▶ [Information shown]:
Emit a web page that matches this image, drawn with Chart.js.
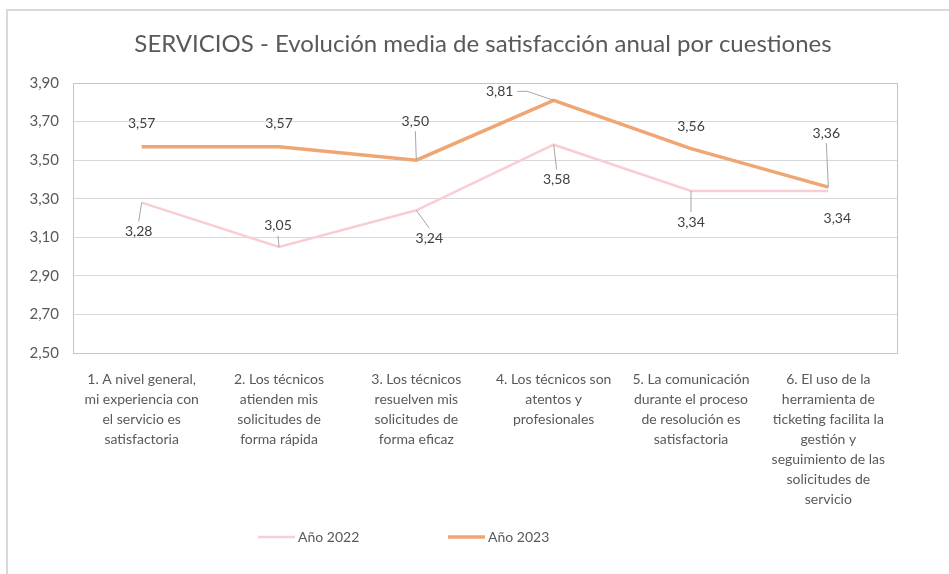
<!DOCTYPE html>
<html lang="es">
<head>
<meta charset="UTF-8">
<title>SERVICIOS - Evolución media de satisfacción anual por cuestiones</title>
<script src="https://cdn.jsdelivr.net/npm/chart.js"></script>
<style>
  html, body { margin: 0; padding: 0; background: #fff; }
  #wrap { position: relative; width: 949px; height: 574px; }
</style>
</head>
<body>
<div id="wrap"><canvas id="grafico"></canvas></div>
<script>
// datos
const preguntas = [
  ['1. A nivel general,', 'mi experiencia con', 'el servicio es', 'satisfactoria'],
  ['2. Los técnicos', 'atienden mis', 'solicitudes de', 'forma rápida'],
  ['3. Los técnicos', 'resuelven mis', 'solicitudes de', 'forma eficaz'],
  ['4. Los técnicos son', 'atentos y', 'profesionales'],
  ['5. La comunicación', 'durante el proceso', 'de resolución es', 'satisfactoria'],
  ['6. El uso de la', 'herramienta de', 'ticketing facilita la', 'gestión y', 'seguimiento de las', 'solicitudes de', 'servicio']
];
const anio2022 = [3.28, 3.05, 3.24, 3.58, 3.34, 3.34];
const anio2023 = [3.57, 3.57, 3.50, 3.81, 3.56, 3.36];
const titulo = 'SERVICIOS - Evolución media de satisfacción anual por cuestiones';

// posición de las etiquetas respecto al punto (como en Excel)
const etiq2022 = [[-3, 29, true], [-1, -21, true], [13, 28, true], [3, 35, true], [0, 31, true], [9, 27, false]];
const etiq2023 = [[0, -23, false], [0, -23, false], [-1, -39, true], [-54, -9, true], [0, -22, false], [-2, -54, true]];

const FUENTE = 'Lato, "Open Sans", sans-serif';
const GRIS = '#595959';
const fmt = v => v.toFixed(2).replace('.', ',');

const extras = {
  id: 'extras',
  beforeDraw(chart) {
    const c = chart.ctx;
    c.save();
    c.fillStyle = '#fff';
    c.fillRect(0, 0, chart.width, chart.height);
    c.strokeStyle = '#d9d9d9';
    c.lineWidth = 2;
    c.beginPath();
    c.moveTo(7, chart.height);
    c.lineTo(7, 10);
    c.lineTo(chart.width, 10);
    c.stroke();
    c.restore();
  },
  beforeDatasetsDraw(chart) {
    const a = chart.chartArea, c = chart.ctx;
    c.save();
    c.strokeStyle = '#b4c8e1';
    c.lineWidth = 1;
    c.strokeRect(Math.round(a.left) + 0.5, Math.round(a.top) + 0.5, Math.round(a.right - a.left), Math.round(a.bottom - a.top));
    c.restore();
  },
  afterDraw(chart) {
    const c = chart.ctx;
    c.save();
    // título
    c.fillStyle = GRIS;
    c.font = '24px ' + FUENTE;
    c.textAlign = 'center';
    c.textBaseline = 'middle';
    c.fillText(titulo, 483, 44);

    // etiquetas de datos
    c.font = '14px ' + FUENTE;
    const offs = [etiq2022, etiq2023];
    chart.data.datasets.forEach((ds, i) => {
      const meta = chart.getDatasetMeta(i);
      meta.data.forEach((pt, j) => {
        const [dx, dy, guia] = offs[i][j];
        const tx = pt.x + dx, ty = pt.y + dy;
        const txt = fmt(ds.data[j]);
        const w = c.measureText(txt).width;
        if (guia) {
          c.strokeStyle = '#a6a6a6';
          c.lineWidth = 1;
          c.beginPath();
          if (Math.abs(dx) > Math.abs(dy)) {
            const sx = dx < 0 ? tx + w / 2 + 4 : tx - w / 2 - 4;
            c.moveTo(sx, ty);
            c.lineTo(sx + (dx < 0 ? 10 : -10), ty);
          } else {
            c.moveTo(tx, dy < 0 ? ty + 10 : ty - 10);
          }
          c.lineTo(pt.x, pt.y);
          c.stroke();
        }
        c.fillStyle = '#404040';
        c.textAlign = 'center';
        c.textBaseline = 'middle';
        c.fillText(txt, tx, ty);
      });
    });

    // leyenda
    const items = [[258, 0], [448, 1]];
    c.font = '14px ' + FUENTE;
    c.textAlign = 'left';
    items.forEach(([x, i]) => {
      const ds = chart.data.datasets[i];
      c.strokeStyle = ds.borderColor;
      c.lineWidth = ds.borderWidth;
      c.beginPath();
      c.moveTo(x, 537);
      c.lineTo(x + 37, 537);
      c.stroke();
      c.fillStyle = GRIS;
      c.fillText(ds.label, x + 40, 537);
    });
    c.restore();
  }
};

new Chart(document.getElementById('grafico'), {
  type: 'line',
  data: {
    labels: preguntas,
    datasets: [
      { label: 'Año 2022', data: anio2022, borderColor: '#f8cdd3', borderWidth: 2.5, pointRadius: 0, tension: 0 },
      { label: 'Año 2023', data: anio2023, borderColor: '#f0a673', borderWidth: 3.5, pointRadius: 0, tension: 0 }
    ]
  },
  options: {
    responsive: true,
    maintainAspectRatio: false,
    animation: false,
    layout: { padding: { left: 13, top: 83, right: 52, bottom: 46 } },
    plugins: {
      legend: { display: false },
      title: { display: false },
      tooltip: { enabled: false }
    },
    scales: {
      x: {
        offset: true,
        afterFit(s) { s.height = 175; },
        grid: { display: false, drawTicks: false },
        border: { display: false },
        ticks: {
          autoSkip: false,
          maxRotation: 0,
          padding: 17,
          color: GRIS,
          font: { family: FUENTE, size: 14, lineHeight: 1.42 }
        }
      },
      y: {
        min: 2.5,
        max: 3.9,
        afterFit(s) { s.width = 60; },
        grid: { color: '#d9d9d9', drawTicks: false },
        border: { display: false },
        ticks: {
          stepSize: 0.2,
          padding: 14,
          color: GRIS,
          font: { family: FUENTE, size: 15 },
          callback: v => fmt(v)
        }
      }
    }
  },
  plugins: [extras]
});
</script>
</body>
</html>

▶ [Problem]: Reproduce the material above in full and without alteration, but skip all pictures.

▶ [Answer]:
Emit a web page that matches this image, drawn with Chart.js.
<!DOCTYPE html>
<html lang="es">
<head>
<meta charset="UTF-8">
<title>SERVICIOS - Evolución media de satisfacción anual por cuestiones</title>
<script src="https://cdn.jsdelivr.net/npm/chart.js"></script>
<style>
  html, body { margin: 0; padding: 0; background: #fff; }
  #wrap { position: relative; width: 949px; height: 574px; }
</style>
</head>
<body>
<div id="wrap"><canvas id="grafico"></canvas></div>
<script>
// datos
const preguntas = [
  ['1. A nivel general,', 'mi experiencia con', 'el servicio es', 'satisfactoria'],
  ['2. Los técnicos', 'atienden mis', 'solicitudes de', 'forma rápida'],
  ['3. Los técnicos', 'resuelven mis', 'solicitudes de', 'forma eficaz'],
  ['4. Los técnicos son', 'atentos y', 'profesionales'],
  ['5. La comunicación', 'durante el proceso', 'de resolución es', 'satisfactoria'],
  ['6. El uso de la', 'herramienta de', 'ticketing facilita la', 'gestión y', 'seguimiento de las', 'solicitudes de', 'servicio']
];
const anio2022 = [3.28, 3.05, 3.24, 3.58, 3.34, 3.34];
const anio2023 = [3.57, 3.57, 3.50, 3.81, 3.56, 3.36];
const titulo = 'SERVICIOS - Evolución media de satisfacción anual por cuestiones';

// posición de las etiquetas respecto al punto (como en Excel)
const etiq2022 = [[-3, 29, true], [-1, -21, true], [13, 28, true], [3, 35, true], [0, 31, true], [9, 27, false]];
const etiq2023 = [[0, -23, false], [0, -23, false], [-1, -39, true], [-54, -9, true], [0, -22, false], [-2, -54, true]];

const FUENTE = 'Lato, "Open Sans", sans-serif';
const GRIS = '#595959';
const fmt = v => v.toFixed(2).replace('.', ',');

const extras = {
  id: 'extras',
  beforeDraw(chart) {
    const c = chart.ctx;
    c.save();
    c.fillStyle = '#fff';
    c.fillRect(0, 0, chart.width, chart.height);
    c.strokeStyle = '#d9d9d9';
    c.lineWidth = 2;
    c.beginPath();
    c.moveTo(7, chart.height);
    c.lineTo(7, 10);
    c.lineTo(chart.width, 10);
    c.stroke();
    c.restore();
  },
  beforeDatasetsDraw(chart) {
    const a = chart.chartArea, c = chart.ctx;
    c.save();
    c.strokeStyle = '#b4c8e1';
    c.lineWidth = 1;
    c.strokeRect(Math.round(a.left) + 0.5, Math.round(a.top) + 0.5, Math.round(a.right - a.left), Math.round(a.bottom - a.top));
    c.restore();
  },
  afterDraw(chart) {
    const c = chart.ctx;
    c.save();
    // título
    c.fillStyle = GRIS;
    c.font = '24px ' + FUENTE;
    c.textAlign = 'center';
    c.textBaseline = 'middle';
    c.fillText(titulo, 483, 44);

    // etiquetas de datos
    c.font = '14px ' + FUENTE;
    const offs = [etiq2022, etiq2023];
    chart.data.datasets.forEach((ds, i) => {
      const meta = chart.getDatasetMeta(i);
      meta.data.forEach((pt, j) => {
        const [dx, dy, guia] = offs[i][j];
        const tx = pt.x + dx, ty = pt.y + dy;
        const txt = fmt(ds.data[j]);
        const w = c.measureText(txt).width;
        if (guia) {
          c.strokeStyle = '#a6a6a6';
          c.lineWidth = 1;
          c.beginPath();
          if (Math.abs(dx) > Math.abs(dy)) {
            const sx = dx < 0 ? tx + w / 2 + 4 : tx - w / 2 - 4;
            c.moveTo(sx, ty);
            c.lineTo(sx + (dx < 0 ? 10 : -10), ty);
          } else {
            c.moveTo(tx, dy < 0 ? ty + 10 : ty - 10);
          }
          c.lineTo(pt.x, pt.y);
          c.stroke();
        }
        c.fillStyle = '#404040';
        c.textAlign = 'center';
        c.textBaseline = 'middle';
        c.fillText(txt, tx, ty);
      });
    });

    // leyenda
    const items = [[258, 0], [448, 1]];
    c.font = '14px ' + FUENTE;
    c.textAlign = 'left';
    items.forEach(([x, i]) => {
      const ds = chart.data.datasets[i];
      c.strokeStyle = ds.borderColor;
      c.lineWidth = ds.borderWidth;
      c.beginPath();
      c.moveTo(x, 537);
      c.lineTo(x + 37, 537);
      c.stroke();
      c.fillStyle = GRIS;
      c.fillText(ds.label, x + 40, 537);
    });
    c.restore();
  }
};

new Chart(document.getElementById('grafico'), {
  type: 'line',
  data: {
    labels: preguntas,
    datasets: [
      { label: 'Año 2022', data: anio2022, borderColor: '#f8cdd3', borderWidth: 2.5, pointRadius: 0, tension: 0 },
      { label: 'Año 2023', data: anio2023, borderColor: '#f0a673', borderWidth: 3.5, pointRadius: 0, tension: 0 }
    ]
  },
  options: {
    responsive: true,
    maintainAspectRatio: false,
    animation: false,
    layout: { padding: { left: 13, top: 83, right: 52, bottom: 46 } },
    plugins: {
      legend: { display: false },
      title: { display: false },
      tooltip: { enabled: false }
    },
    scales: {
      x: {
        offset: true,
        afterFit(s) { s.height = 175; },
        grid: { display: false, drawTicks: false },
        border: { display: false },
        ticks: {
          autoSkip: false,
          maxRotation: 0,
          padding: 17,
          color: GRIS,
          font: { family: FUENTE, size: 14, lineHeight: 1.42 }
        }
      },
      y: {
        min: 2.5,
        max: 3.9,
        afterFit(s) { s.width = 60; },
        grid: { color: '#d9d9d9', drawTicks: false },
        border: { display: false },
        ticks: {
          stepSize: 0.2,
          padding: 14,
          color: GRIS,
          font: { family: FUENTE, size: 15 },
          callback: v => fmt(v)
        }
      }
    }
  },
  plugins: [extras]
});
</script>
</body>
</html>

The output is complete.